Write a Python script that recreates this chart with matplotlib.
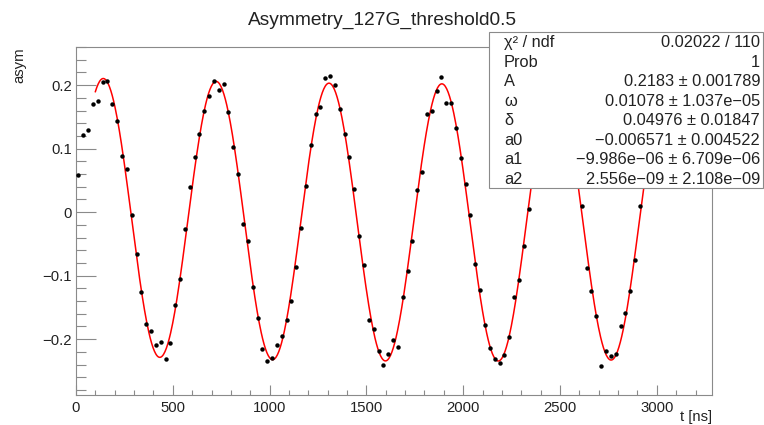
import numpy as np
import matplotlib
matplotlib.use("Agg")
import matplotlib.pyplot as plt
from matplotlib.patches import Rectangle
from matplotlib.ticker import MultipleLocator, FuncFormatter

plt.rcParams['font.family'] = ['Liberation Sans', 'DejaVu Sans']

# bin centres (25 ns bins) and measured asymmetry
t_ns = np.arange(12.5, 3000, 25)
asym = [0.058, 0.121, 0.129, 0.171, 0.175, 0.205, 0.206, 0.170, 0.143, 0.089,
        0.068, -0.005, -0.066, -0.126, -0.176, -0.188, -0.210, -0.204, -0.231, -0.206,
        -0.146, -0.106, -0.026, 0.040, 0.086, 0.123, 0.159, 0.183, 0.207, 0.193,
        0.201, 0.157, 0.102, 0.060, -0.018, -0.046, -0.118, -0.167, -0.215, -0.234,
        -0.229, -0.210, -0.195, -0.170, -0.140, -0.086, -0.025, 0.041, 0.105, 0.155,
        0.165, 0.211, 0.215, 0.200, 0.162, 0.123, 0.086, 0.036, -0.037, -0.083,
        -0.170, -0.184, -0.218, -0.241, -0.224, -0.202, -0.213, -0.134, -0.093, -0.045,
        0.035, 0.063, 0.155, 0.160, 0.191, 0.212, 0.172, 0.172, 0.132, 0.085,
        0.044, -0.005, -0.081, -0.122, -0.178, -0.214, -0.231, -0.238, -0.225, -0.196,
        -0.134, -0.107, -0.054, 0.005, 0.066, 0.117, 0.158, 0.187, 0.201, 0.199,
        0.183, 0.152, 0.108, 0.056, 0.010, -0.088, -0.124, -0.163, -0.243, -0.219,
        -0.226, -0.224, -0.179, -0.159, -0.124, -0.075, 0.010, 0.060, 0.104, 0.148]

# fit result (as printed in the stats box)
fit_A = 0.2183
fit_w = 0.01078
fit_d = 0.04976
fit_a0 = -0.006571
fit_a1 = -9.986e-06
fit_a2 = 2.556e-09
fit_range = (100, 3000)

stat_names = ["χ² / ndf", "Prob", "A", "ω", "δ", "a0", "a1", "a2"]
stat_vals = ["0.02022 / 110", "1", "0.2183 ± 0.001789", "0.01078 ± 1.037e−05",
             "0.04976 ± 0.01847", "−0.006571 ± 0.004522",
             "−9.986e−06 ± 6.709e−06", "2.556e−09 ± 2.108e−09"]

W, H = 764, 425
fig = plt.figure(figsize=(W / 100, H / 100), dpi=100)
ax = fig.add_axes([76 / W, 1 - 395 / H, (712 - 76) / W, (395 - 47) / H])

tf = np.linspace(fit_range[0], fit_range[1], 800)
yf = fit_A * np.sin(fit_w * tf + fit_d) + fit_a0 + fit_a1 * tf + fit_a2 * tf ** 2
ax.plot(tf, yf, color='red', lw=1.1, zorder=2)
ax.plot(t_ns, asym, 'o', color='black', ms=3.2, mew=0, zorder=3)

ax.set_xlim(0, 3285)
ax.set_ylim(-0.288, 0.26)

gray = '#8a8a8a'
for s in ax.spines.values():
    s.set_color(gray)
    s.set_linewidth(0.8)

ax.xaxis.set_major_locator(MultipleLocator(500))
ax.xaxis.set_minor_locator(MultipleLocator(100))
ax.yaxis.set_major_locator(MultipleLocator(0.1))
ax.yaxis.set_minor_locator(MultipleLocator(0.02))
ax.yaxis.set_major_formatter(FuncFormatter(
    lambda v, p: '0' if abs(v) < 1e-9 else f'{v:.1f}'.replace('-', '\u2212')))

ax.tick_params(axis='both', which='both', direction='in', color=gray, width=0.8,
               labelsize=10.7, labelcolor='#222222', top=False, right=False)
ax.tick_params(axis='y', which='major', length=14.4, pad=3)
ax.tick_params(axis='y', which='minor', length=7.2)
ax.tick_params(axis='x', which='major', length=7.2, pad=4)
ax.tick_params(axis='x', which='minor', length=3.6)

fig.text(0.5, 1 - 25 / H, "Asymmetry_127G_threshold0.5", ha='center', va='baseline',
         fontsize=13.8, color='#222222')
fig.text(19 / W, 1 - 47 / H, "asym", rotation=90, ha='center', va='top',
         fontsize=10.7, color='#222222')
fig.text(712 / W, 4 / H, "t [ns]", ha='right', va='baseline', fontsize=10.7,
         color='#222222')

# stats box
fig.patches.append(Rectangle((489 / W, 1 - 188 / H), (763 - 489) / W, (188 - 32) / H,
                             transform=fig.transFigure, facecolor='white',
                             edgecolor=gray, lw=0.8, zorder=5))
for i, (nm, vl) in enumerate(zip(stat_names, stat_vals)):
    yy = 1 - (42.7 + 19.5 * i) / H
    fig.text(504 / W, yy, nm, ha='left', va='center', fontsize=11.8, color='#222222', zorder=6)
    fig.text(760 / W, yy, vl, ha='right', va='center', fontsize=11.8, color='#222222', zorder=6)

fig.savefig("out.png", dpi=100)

■ **Your objective**: Leave the pictures out and please restate exactly the lines running from the start of the material through the one with "plt.rcParams['font.family'] = ['Liberation".

■ **Answer to this task**:
Write a Python script that recreates this chart with matplotlib.
import numpy as np
import matplotlib
matplotlib.use("Agg")
import matplotlib.pyplot as plt
from matplotlib.patches import Rectangle
from matplotlib.ticker import MultipleLocator, FuncFormatter

plt.rcParams['font.family'] = ['Liberation Sans', 'DejaVu Sans']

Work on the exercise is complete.